WHAT IS ASKED:
The data must be returned in full and exactly as given.

>>

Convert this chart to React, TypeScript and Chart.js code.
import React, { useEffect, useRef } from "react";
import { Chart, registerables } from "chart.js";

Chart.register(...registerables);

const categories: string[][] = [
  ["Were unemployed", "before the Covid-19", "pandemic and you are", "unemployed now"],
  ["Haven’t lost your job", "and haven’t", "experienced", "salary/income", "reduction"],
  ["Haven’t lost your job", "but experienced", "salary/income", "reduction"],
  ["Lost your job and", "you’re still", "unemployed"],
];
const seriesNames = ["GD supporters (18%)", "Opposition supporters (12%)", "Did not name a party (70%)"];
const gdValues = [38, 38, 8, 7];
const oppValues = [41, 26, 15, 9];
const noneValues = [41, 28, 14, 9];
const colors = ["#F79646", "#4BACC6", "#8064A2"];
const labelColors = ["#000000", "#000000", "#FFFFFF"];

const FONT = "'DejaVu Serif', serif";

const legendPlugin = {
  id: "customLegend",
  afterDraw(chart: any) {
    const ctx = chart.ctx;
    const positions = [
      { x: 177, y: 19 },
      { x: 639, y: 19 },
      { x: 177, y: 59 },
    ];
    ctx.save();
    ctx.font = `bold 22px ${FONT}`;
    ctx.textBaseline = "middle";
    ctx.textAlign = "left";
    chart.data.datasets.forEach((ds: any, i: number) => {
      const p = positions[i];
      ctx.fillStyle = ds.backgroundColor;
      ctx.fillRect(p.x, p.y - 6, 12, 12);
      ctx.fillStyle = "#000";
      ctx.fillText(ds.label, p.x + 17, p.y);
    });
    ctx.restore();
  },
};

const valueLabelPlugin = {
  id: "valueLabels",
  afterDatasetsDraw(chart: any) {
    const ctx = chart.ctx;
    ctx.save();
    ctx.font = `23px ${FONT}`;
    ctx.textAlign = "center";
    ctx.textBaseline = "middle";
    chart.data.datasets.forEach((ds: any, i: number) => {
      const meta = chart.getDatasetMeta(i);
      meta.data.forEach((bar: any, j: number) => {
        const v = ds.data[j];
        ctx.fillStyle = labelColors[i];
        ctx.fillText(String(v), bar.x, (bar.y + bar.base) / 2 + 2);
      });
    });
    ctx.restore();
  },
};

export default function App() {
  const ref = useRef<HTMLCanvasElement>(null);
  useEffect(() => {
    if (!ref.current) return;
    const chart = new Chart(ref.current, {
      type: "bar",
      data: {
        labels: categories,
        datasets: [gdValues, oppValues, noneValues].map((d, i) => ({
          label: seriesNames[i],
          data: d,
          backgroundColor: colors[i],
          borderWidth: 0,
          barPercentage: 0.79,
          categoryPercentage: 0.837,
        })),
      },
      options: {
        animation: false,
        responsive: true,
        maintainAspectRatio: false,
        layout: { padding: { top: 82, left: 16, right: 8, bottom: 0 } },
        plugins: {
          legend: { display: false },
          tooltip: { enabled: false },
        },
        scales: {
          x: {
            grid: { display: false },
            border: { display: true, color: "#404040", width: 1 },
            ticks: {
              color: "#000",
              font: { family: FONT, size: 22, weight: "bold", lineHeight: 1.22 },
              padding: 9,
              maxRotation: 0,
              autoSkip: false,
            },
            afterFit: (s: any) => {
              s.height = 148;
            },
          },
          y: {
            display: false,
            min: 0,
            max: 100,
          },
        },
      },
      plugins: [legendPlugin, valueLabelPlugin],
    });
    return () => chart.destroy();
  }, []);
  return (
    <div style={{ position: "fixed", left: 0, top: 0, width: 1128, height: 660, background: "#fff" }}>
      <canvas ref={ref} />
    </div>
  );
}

<<

COMPLETED TASK:
Convert this chart to React, TypeScript and Chart.js code.
import React, { useEffect, useRef } from "react";
import { Chart, registerables } from "chart.js";

Chart.register(...registerables);

const categories: string[][] = [
  ["Were unemployed", "before the Covid-19", "pandemic and you are", "unemployed now"],
  ["Haven’t lost your job", "and haven’t", "experienced", "salary/income", "reduction"],
  ["Haven’t lost your job", "but experienced", "salary/income", "reduction"],
  ["Lost your job and", "you’re still", "unemployed"],
];
const seriesNames = ["GD supporters (18%)", "Opposition supporters (12%)", "Did not name a party (70%)"];
const gdValues = [38, 38, 8, 7];
const oppValues = [41, 26, 15, 9];
const noneValues = [41, 28, 14, 9];
const colors = ["#F79646", "#4BACC6", "#8064A2"];
const labelColors = ["#000000", "#000000", "#FFFFFF"];

const FONT = "'DejaVu Serif', serif";

const legendPlugin = {
  id: "customLegend",
  afterDraw(chart: any) {
    const ctx = chart.ctx;
    const positions = [
      { x: 177, y: 19 },
      { x: 639, y: 19 },
      { x: 177, y: 59 },
    ];
    ctx.save();
    ctx.font = `bold 22px ${FONT}`;
    ctx.textBaseline = "middle";
    ctx.textAlign = "left";
    chart.data.datasets.forEach((ds: any, i: number) => {
      const p = positions[i];
      ctx.fillStyle = ds.backgroundColor;
      ctx.fillRect(p.x, p.y - 6, 12, 12);
      ctx.fillStyle = "#000";
      ctx.fillText(ds.label, p.x + 17, p.y);
    });
    ctx.restore();
  },
};

const valueLabelPlugin = {
  id: "valueLabels",
  afterDatasetsDraw(chart: any) {
    const ctx = chart.ctx;
    ctx.save();
    ctx.font = `23px ${FONT}`;
    ctx.textAlign = "center";
    ctx.textBaseline = "middle";
    chart.data.datasets.forEach((ds: any, i: number) => {
      const meta = chart.getDatasetMeta(i);
      meta.data.forEach((bar: any, j: number) => {
        const v = ds.data[j];
        ctx.fillStyle = labelColors[i];
        ctx.fillText(String(v), bar.x, (bar.y + bar.base) / 2 + 2);
      });
    });
    ctx.restore();
  },
};

export default function App() {
  const ref = useRef<HTMLCanvasElement>(null);
  useEffect(() => {
    if (!ref.current) return;
    const chart = new Chart(ref.current, {
      type: "bar",
      data: {
        labels: categories,
        datasets: [gdValues, oppValues, noneValues].map((d, i) => ({
          label: seriesNames[i],
          data: d,
          backgroundColor: colors[i],
          borderWidth: 0,
          barPercentage: 0.79,
          categoryPercentage: 0.837,
        })),
      },
      options: {
        animation: false,
        responsive: true,
        maintainAspectRatio: false,
        layout: { padding: { top: 82, left: 16, right: 8, bottom: 0 } },
        plugins: {
          legend: { display: false },
          tooltip: { enabled: false },
        },
        scales: {
          x: {
            grid: { display: false },
            border: { display: true, color: "#404040", width: 1 },
            ticks: {
              color: "#000",
              font: { family: FONT, size: 22, weight: "bold", lineHeight: 1.22 },
              padding: 9,
              maxRotation: 0,
              autoSkip: false,
            },
            afterFit: (s: any) => {
              s.height = 148;
            },
          },
          y: {
            display: false,
            min: 0,
            max: 100,
          },
        },
      },
      plugins: [legendPlugin, valueLabelPlugin],
    });
    return () => chart.destroy();
  }, []);
  return (
    <div style={{ position: "fixed", left: 0, top: 0, width: 1128, height: 660, background: "#fff" }}>
      <canvas ref={ref} />
    </div>
  );
}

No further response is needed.